To these farms can also be att­ributed extensive pollution of coastal and estuarine environments throughout the west coast of Scotland to the 
detriment of wildlife and inshore fisheries.

For example, there is public concern at the loss of seabird populations due to the wholesale netting of their food supply (sand eels and other juvenile fish populations) for processing into fish meal.

It takes several tons of fish meal to grow one ton of farmed salmon.

Catches of wild Atlantic salmon have fallen precipitously in recent years such that it is now 
recognised to be an endangered species.

Responses of other countries, including Canada, Greenland, Iceland, Ireland, Faroes and England, have been to stop or to limit salmon netting operations.

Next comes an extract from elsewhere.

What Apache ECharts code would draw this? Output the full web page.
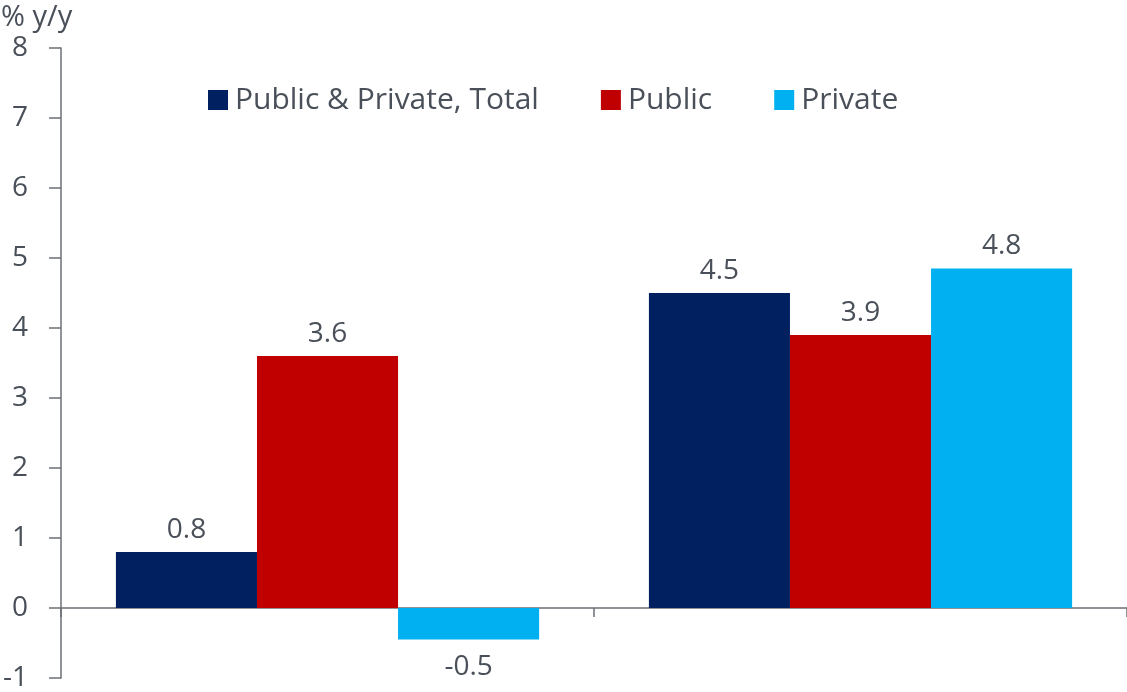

The river anglers’ response has been to practice catch and release, thereby allowing more salmon to reach their upstream spawning grounds.

How has the Scottish Government responded? It has allowed salmon farms to expand, uncontrolled and ineffectively monitored.

It continues to allow mixed stock netting and expansion of Usan Fisheries netting operations in north-east Scotland which impacts on salmon runs heading for east coast rivers and probably 
European rivers too.

Alex Salmond’s latest political stalling ruse is to announce an 
independent review of wild fisheries management in Scotland (no doubt to join other ineffective 
reviews over the past 30 years) and guess what – the topic of salmon farming is excluded from the agenda.

Whatever else Alex Salmond’s political successes turn out to be, he will remembered as preferring short-term gain over long term sustainability and presiding over the most serious aquatic
environmental disaster in Scotland’s history.